Only one stretch of the data below should be repeated: the lines from the line containing "What React, TypeScript" through the line containing "evoMethods = ['MA+RS','GA+RS','MA+Gr','GA+Gr','MA+CH','GA+CH'];", inclusive, exactly as they are.

◇ ◇ ◇

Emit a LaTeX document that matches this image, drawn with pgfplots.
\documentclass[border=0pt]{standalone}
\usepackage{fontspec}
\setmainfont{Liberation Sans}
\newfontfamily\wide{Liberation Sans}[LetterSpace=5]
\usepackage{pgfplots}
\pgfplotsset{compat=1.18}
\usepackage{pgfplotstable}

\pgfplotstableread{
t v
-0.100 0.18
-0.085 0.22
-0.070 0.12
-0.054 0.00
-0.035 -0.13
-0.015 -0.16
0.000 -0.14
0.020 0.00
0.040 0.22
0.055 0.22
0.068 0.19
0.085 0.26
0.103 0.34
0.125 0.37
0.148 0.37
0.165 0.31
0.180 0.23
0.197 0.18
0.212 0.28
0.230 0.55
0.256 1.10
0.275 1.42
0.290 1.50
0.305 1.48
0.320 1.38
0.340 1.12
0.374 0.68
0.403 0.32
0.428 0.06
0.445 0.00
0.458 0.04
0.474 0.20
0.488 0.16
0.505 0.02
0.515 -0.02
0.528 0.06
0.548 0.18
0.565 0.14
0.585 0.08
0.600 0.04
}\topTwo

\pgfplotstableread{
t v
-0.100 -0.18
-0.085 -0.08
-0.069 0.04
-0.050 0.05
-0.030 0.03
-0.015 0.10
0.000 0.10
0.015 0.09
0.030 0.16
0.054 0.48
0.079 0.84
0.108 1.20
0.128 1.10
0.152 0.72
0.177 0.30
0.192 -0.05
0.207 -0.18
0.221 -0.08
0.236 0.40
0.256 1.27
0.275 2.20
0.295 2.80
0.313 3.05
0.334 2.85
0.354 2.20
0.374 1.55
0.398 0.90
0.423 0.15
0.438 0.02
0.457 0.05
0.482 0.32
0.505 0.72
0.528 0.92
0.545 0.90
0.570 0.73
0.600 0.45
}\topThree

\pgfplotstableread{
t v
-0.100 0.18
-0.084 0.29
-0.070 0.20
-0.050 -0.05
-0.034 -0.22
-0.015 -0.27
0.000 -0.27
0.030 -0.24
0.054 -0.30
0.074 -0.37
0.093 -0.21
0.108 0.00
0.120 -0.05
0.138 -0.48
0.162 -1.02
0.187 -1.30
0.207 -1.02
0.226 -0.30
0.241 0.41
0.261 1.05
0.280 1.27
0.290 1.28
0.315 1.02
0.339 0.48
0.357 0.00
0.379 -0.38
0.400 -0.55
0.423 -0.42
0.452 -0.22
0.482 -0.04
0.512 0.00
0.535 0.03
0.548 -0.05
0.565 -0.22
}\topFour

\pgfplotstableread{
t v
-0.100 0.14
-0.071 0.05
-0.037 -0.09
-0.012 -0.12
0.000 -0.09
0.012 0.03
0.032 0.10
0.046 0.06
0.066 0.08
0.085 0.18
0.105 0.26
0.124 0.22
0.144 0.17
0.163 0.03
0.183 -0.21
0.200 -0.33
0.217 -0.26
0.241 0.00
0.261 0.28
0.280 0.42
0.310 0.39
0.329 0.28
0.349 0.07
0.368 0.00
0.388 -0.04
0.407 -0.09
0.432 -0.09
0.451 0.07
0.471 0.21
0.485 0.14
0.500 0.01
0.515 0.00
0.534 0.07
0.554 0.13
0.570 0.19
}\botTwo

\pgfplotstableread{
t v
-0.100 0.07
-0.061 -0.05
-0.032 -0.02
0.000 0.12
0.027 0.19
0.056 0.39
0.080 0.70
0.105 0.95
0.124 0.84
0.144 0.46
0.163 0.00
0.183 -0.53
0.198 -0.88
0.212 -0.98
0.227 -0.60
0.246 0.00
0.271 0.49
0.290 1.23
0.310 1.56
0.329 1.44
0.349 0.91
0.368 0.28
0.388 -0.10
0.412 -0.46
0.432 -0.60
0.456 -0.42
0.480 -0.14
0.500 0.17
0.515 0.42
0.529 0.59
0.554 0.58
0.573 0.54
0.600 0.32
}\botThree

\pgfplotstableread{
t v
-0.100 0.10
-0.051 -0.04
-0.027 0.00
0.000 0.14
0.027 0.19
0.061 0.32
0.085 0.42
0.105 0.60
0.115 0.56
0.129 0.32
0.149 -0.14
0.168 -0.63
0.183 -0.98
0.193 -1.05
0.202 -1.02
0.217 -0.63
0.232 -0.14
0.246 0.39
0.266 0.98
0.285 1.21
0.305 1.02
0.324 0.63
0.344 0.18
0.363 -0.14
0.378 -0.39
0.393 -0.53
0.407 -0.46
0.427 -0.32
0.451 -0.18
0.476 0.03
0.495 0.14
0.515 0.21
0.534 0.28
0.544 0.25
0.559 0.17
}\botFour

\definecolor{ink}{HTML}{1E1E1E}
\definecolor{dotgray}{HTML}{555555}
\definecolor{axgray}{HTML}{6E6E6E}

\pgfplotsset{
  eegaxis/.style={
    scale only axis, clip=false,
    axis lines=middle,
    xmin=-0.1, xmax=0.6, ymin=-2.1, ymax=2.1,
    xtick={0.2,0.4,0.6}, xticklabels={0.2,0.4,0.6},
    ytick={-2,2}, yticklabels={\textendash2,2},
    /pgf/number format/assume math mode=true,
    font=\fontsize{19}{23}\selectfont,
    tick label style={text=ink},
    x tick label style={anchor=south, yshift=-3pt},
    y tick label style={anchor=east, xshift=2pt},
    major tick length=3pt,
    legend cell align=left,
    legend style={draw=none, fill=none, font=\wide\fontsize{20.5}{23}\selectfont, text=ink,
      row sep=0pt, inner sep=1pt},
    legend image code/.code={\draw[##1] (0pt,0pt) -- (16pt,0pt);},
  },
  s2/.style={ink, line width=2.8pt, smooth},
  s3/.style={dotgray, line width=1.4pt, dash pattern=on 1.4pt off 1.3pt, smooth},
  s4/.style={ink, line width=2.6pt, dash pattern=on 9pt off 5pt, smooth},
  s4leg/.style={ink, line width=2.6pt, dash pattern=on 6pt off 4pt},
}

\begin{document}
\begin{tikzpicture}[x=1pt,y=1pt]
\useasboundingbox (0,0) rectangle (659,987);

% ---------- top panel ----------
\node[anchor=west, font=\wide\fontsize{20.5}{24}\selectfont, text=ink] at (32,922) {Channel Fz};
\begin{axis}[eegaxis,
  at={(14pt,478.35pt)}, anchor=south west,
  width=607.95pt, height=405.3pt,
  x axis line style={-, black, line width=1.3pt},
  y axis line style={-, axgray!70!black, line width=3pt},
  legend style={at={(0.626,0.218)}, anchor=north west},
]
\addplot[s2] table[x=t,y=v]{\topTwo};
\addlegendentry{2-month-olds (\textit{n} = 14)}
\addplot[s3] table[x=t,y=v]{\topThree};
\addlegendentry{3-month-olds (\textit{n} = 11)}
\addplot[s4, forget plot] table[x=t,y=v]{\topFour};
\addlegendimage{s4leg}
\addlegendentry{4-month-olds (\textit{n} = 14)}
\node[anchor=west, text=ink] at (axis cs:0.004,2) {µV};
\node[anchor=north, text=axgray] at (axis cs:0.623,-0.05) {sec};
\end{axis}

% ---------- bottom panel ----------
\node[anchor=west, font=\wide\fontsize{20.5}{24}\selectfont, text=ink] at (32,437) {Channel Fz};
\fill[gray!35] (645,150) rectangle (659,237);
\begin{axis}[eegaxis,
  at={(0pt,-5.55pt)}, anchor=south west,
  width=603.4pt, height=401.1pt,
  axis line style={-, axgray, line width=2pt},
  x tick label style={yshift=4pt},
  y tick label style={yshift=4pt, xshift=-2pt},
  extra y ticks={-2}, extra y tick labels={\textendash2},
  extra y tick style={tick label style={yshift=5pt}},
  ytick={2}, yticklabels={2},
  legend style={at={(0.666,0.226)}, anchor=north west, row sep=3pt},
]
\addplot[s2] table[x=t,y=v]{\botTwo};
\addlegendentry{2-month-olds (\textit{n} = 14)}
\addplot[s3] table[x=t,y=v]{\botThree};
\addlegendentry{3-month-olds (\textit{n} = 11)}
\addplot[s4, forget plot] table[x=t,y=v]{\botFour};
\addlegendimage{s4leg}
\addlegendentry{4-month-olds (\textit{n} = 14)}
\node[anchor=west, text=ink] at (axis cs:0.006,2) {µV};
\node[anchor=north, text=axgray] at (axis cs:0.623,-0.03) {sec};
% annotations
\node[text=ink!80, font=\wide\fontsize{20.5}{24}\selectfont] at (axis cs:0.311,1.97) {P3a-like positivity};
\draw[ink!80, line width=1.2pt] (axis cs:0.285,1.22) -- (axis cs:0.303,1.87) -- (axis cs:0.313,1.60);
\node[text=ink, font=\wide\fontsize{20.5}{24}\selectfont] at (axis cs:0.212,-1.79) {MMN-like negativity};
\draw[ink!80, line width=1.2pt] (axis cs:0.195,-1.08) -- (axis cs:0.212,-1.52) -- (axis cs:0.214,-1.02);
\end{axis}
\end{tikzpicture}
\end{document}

◇ ◇ ◇

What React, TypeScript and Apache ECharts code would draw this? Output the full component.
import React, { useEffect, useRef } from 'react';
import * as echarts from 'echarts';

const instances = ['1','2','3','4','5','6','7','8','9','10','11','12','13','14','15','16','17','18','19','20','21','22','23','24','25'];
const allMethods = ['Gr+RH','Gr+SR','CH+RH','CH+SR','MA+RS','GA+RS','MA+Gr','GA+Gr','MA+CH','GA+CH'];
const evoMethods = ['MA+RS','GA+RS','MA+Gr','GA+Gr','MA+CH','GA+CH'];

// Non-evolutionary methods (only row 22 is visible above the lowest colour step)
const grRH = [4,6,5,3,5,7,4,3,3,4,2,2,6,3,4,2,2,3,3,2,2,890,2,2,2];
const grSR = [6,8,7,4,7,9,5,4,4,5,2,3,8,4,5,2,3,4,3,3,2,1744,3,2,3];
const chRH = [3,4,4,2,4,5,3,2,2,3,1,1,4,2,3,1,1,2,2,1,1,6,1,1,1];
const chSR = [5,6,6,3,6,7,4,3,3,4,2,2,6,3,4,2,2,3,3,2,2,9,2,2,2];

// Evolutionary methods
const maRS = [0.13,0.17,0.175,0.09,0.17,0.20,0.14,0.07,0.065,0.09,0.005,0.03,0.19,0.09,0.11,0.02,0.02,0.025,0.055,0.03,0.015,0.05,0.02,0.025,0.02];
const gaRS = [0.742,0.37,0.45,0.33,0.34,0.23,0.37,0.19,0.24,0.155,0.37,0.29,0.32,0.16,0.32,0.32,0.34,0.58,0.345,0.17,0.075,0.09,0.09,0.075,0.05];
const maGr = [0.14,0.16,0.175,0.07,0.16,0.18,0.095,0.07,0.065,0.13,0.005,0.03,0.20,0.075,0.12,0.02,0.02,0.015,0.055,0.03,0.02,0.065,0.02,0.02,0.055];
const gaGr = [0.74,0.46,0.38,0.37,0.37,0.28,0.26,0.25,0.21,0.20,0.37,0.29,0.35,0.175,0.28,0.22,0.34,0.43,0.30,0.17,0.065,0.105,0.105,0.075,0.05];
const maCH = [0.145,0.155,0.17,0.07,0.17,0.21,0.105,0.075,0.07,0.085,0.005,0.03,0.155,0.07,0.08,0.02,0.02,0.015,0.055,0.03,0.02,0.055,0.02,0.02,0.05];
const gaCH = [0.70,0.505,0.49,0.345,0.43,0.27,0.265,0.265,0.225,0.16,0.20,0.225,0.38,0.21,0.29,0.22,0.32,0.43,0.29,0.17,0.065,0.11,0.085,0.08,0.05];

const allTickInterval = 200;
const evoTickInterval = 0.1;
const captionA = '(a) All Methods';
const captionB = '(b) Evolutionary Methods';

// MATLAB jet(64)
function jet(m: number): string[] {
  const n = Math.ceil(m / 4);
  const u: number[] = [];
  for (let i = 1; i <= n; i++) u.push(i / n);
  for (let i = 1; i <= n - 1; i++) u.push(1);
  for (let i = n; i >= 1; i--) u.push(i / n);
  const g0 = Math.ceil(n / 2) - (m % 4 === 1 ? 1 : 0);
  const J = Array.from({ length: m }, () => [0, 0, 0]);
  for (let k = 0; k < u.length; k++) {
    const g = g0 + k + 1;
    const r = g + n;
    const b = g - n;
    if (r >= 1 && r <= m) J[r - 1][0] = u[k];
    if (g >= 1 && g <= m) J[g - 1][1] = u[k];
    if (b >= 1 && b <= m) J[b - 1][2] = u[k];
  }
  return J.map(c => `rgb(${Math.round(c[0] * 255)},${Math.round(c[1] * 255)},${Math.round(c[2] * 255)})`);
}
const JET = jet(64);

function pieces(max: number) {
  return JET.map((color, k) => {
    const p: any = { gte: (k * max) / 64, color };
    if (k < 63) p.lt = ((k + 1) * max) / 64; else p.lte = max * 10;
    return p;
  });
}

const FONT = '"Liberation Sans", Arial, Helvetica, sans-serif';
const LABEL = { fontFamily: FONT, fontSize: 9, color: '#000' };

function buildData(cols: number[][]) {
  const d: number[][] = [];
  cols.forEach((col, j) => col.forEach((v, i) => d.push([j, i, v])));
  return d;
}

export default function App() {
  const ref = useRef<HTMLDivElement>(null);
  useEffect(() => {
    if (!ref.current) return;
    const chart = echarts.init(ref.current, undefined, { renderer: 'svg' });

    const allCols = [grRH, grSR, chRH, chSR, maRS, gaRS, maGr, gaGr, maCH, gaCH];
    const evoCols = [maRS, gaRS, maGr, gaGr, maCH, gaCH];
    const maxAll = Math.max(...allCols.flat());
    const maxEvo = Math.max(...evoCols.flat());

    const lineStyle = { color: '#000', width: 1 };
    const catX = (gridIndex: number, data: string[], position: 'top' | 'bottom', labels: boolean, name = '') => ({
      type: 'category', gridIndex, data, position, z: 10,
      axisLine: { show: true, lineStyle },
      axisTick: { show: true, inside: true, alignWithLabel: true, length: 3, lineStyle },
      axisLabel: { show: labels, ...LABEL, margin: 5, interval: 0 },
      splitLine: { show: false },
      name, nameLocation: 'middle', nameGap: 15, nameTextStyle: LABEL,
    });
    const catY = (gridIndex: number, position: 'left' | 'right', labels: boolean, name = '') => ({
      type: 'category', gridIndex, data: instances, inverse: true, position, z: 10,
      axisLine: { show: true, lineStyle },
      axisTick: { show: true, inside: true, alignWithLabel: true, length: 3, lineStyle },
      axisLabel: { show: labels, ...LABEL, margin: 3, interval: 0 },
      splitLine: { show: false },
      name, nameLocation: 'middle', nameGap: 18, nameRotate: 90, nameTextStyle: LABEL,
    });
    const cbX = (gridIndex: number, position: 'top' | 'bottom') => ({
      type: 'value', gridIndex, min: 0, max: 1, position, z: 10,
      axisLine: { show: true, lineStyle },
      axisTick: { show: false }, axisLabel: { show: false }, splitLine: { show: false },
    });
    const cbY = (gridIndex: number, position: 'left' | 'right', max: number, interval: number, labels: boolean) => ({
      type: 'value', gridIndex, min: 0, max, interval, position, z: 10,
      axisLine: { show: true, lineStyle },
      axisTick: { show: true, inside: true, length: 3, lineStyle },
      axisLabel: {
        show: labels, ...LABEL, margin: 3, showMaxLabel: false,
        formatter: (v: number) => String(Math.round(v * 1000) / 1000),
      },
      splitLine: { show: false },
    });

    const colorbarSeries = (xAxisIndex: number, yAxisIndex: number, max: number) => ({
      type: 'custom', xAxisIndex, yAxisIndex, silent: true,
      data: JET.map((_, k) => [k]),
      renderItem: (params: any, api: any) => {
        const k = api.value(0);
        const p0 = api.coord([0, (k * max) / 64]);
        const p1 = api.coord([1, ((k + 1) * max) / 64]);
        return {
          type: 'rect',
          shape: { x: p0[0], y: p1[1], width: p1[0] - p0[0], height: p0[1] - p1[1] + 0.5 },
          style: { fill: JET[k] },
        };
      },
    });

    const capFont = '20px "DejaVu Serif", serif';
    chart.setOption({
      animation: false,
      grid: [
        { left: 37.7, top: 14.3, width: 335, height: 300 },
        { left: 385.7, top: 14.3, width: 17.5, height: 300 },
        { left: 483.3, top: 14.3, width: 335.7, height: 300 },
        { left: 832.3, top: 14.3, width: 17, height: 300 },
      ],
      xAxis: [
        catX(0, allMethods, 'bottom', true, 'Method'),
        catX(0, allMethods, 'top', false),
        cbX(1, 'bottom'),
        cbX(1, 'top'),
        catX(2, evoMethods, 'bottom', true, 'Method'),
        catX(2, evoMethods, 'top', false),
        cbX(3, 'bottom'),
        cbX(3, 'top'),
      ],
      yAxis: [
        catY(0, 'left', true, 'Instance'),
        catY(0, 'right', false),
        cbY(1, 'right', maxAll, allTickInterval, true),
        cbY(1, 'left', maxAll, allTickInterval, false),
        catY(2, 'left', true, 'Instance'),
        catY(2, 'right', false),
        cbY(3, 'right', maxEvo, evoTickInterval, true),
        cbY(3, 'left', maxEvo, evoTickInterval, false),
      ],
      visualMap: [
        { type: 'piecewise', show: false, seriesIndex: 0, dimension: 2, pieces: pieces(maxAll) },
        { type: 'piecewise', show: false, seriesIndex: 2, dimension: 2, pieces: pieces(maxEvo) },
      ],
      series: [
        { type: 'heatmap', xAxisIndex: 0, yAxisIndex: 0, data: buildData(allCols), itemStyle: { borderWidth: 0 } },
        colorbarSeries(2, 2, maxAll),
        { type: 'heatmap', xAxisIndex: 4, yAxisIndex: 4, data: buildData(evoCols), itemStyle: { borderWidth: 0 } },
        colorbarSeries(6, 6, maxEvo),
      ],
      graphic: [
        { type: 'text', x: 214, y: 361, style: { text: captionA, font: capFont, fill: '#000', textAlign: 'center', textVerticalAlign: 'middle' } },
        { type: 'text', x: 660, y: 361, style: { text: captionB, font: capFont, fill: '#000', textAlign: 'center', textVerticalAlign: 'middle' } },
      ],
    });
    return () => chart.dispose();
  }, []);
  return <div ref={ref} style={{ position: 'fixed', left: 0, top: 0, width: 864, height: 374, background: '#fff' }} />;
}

◇ ◇ ◇

§ Full solution
What React, TypeScript and Apache ECharts code would draw this? Output the full component.
import React, { useEffect, useRef } from 'react';
import * as echarts from 'echarts';

const instances = ['1','2','3','4','5','6','7','8','9','10','11','12','13','14','15','16','17','18','19','20','21','22','23','24','25'];
const allMethods = ['Gr+RH','Gr+SR','CH+RH','CH+SR','MA+RS','GA+RS','MA+Gr','GA+Gr','MA+CH','GA+CH'];
const evoMethods = ['MA+RS','GA+RS','MA+Gr','GA+Gr','MA+CH','GA+CH'];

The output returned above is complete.